In the most recent quarter, LNG turned profitable for the very first time. Chances are that it will continue to be profitable in the foreseeable future. See below charts for earnings trends.
As we can see in this chart, Liquid Natural Gas exporter became profitable for the first time since its inception:
In this chart, we can see revenues surging, as losses narrow going from 2015 into 2016.
This chart shows LNG beating Wall Street Analyst estimates, and becoming profitable, in the most recent quarter ending in 2016.
LNG is still relatively undervalued. Something that I like to use to determine valuation is by comparing a company’s Enterprise Value vs. its Market Capitalization. Currently, LNG’s EV = $32 Billion vs. Market Cap = $11 Billion. As you can see:
LNG’s Enterprise Value $32 Billion > Market Capitalization $11 Billion
Through this quick comparison, we can see that the company is undervalued.

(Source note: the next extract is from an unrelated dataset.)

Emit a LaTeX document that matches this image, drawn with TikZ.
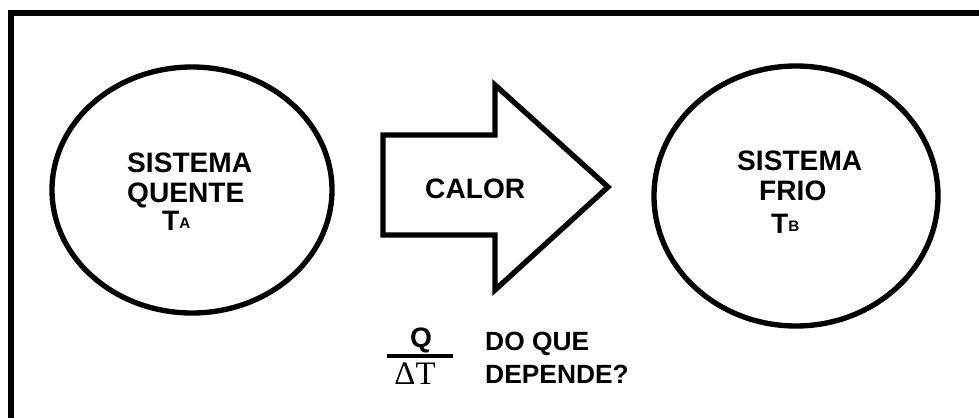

Big Institutions: The Real Market Movers
To top it all off, many institutions own and follow LNG, including Vanguard, JP Morgan Chase, Goldman Sachs, BlackRock, Fidelity, and Deutsche Bank. And let’s not forget about the infamous Carl Icahn, who has a large sizeable position in this company. Love him or hate him, we cannot deny that he is one of the most outstanding investors of our time. Institutional investors are the major movers of stocks. You can have a great company, making a ton of money, but if there’s no institution following, then the stock is not going to go anywhere. With LNG, we do not have to worry about the lack of institutional money and attention.
Other Notable Metrics
Cheniere Energy’s quarterly top-line soared from $68.4 million, a year ago, to $571.6 million, at the end of 2016. This equates to a 735.67% quarterly revenue growth, year-over-year. Recently, short interest in LNG’s stock decreased from 8.1%, last year, to currently, 5.3%. This means short-sellers, who are betting on LNG’s decline, are less confident that the stock will go down.
*Quick disclosure: LNG was brought to my attention from one of my cousins, who’s pretty well-connected in the Energy Industry. I have been following this company ever since. It was not until lately, when my watch-list was giving me multiple alerts on Cheniere. (Please note that my analysis does not constitute as a recommendation for investment purposes, and that such investment can and may incur losses due to the risk and volatility associated with equities and the stock market.)